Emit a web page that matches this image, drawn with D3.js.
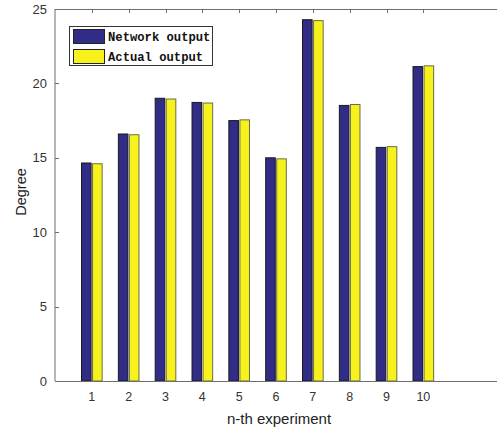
<!DOCTYPE html>
<html><head><meta charset="utf-8">
<script src="https://cdn.jsdelivr.net/npm/d3@7"></script>
<style>body{margin:0;background:#fff}svg{display:block}</style>
</head><body>
<svg id="c" width="497" height="430"></svg>
<script>
const experiments = [1,2,3,4,5,6,7,8,9,10];
const networkOutput = [14.65,16.6,19.0,18.72,17.5,15.0,24.28,18.52,15.7,21.13];
const actualOutput  = [14.6,16.55,18.95,18.68,17.55,14.93,24.22,18.58,15.75,21.18];
const yTicks = [0,5,10,15,20,25];
const seriesNames = ["Network output","Actual output"];
const seriesColors = ["#312c85","#f7f21c"];
const seriesStroke = ["#1a1a1a","#6b6b4a"];

const svg = d3.select("#c");
const L=55, R=497, T=9, B=381;
const x = d3.scaleLinear().domain([0,12]).range([L,R]);
const y = d3.scaleLinear().domain([0,25]).range([B,T]);
const bw = 0.26;

// bars
const series = [networkOutput, actualOutput];
series.forEach((vals,si)=>{
  svg.append("g").selectAll("rect").data(experiments).join("rect")
    .attr("x", (d,i)=> si===0 ? x(d - 0.02 - bw) : x(d + 0.02))
    .attr("width", x(bw)-x(0))
    .attr("y", (d,i)=> y(vals[i]))
    .attr("height", (d,i)=> y(0)-y(vals[i]))
    .attr("fill", seriesColors[si])
    .attr("stroke", seriesStroke[si]).attr("stroke-width",1);
});

// axes lines
const axisColor="#6e6e6e";
svg.append("line").attr("x1",L).attr("x2",L).attr("y1",T).attr("y2",B).attr("stroke",axisColor);
svg.append("line").attr("x1",L).attr("x2",R).attr("y1",B+0.5).attr("y2",B+0.5).attr("stroke",axisColor);
svg.append("line").attr("x1",L).attr("x2",R).attr("y1",T+0.5).attr("y2",T+0.5).attr("stroke",axisColor);

// y ticks
const gy = svg.append("g");
yTicks.forEach(t=>{
  gy.append("line").attr("x1",L).attr("x2",L+4).attr("y1",Math.round(y(t))+0.5).attr("y2",Math.round(y(t))+0.5).attr("stroke",axisColor);
  gy.append("text").attr("x",L-8).attr("y",y(t)).attr("dy","0.35em")
    .attr("text-anchor","end").attr("font-family","Liberation Sans, Arial, sans-serif")
    .attr("font-size",13).attr("fill","#333").text(t);
});
// x ticks
const gx = svg.append("g");
experiments.forEach(t=>{
  gx.append("line").attr("x1",Math.round(x(t))+0.5).attr("x2",Math.round(x(t))+0.5).attr("y1",T).attr("y2",T+4).attr("stroke",axisColor);
  gx.append("text").attr("x",x(t)).attr("y",B+16).attr("dy","0.35em")
    .attr("text-anchor","middle").attr("font-family","Liberation Sans, Arial, sans-serif")
    .attr("font-size",12.5).attr("fill","#333").text(t);
});

// axis titles
svg.append("text").attr("x",279).attr("y",424).attr("text-anchor","middle")
  .attr("font-family","Liberation Sans, Arial, sans-serif").attr("font-size",15).attr("fill","#222")
  .text("n-th experiment");
svg.append("text").attr("transform","translate(26,192) rotate(-90)").attr("text-anchor","middle")
  .attr("font-family","Liberation Sans, Arial, sans-serif").attr("font-size",14.5).attr("fill","#222")
  .text("Degree");

// legend
const lg = svg.append("g");
lg.append("rect").attr("x",69.5).attr("y",26.5).attr("width",143).attr("height",39)
  .attr("fill","#fff").attr("stroke","#333");
seriesNames.forEach((n,i)=>{
  const yy = 29 + i*20;
  lg.append("rect").attr("x",73.5).attr("y",yy+0.5).attr("width",31).attr("height",14)
    .attr("fill",seriesColors[i]).attr("stroke","#222");
  lg.append("text").attr("x",108).attr("y",yy+7.5).attr("dy","0.35em")
    .attr("font-family","Liberation Mono, DejaVu Sans Mono, monospace").attr("font-weight","bold")
    .attr("font-size",12.2).attr("fill","#111").text(n);
});
</script>
</body></html>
☆ ☆ ☆ ☆ ☆ ☆ ☆
* **Exercise**
Copy the data word for word. Pictures do not go in the copy.

* **Solution to this task**
Emit a web page that matches this image, drawn with D3.js.
<!DOCTYPE html>
<html><head><meta charset="utf-8">
<script src="https://cdn.jsdelivr.net/npm/d3@7"></script>
<style>body{margin:0;background:#fff}svg{display:block}</style>
</head><body>
<svg id="c" width="497" height="430"></svg>
<script>
const experiments = [1,2,3,4,5,6,7,8,9,10];
const networkOutput = [14.65,16.6,19.0,18.72,17.5,15.0,24.28,18.52,15.7,21.13];
const actualOutput  = [14.6,16.55,18.95,18.68,17.55,14.93,24.22,18.58,15.75,21.18];
const yTicks = [0,5,10,15,20,25];
const seriesNames = ["Network output","Actual output"];
const seriesColors = ["#312c85","#f7f21c"];
const seriesStroke = ["#1a1a1a","#6b6b4a"];

const svg = d3.select("#c");
const L=55, R=497, T=9, B=381;
const x = d3.scaleLinear().domain([0,12]).range([L,R]);
const y = d3.scaleLinear().domain([0,25]).range([B,T]);
const bw = 0.26;

// bars
const series = [networkOutput, actualOutput];
series.forEach((vals,si)=>{
  svg.append("g").selectAll("rect").data(experiments).join("rect")
    .attr("x", (d,i)=> si===0 ? x(d - 0.02 - bw) : x(d + 0.02))
    .attr("width", x(bw)-x(0))
    .attr("y", (d,i)=> y(vals[i]))
    .attr("height", (d,i)=> y(0)-y(vals[i]))
    .attr("fill", seriesColors[si])
    .attr("stroke", seriesStroke[si]).attr("stroke-width",1);
});

// axes lines
const axisColor="#6e6e6e";
svg.append("line").attr("x1",L).attr("x2",L).attr("y1",T).attr("y2",B).attr("stroke",axisColor);
svg.append("line").attr("x1",L).attr("x2",R).attr("y1",B+0.5).attr("y2",B+0.5).attr("stroke",axisColor);
svg.append("line").attr("x1",L).attr("x2",R).attr("y1",T+0.5).attr("y2",T+0.5).attr("stroke",axisColor);

// y ticks
const gy = svg.append("g");
yTicks.forEach(t=>{
  gy.append("line").attr("x1",L).attr("x2",L+4).attr("y1",Math.round(y(t))+0.5).attr("y2",Math.round(y(t))+0.5).attr("stroke",axisColor);
  gy.append("text").attr("x",L-8).attr("y",y(t)).attr("dy","0.35em")
    .attr("text-anchor","end").attr("font-family","Liberation Sans, Arial, sans-serif")
    .attr("font-size",13).attr("fill","#333").text(t);
});
// x ticks
const gx = svg.append("g");
experiments.forEach(t=>{
  gx.append("line").attr("x1",Math.round(x(t))+0.5).attr("x2",Math.round(x(t))+0.5).attr("y1",T).attr("y2",T+4).attr("stroke",axisColor);
  gx.append("text").attr("x",x(t)).attr("y",B+16).attr("dy","0.35em")
    .attr("text-anchor","middle").attr("font-family","Liberation Sans, Arial, sans-serif")
    .attr("font-size",12.5).attr("fill","#333").text(t);
});

// axis titles
svg.append("text").attr("x",279).attr("y",424).attr("text-anchor","middle")
  .attr("font-family","Liberation Sans, Arial, sans-serif").attr("font-size",15).attr("fill","#222")
  .text("n-th experiment");
svg.append("text").attr("transform","translate(26,192) rotate(-90)").attr("text-anchor","middle")
  .attr("font-family","Liberation Sans, Arial, sans-serif").attr("font-size",14.5).attr("fill","#222")
  .text("Degree");

// legend
const lg = svg.append("g");
lg.append("rect").attr("x",69.5).attr("y",26.5).attr("width",143).attr("height",39)
  .attr("fill","#fff").attr("stroke","#333");
seriesNames.forEach((n,i)=>{
  const yy = 29 + i*20;
  lg.append("rect").attr("x",73.5).attr("y",yy+0.5).attr("width",31).attr("height",14)
    .attr("fill",seriesColors[i]).attr("stroke","#222");
  lg.append("text").attr("x",108).attr("y",yy+7.5).attr("dy","0.35em")
    .attr("font-family","Liberation Mono, DejaVu Sans Mono, monospace").attr("font-weight","bold")
    .attr("font-size",12.2).attr("fill","#111").text(n);
});
</script>
</body></html>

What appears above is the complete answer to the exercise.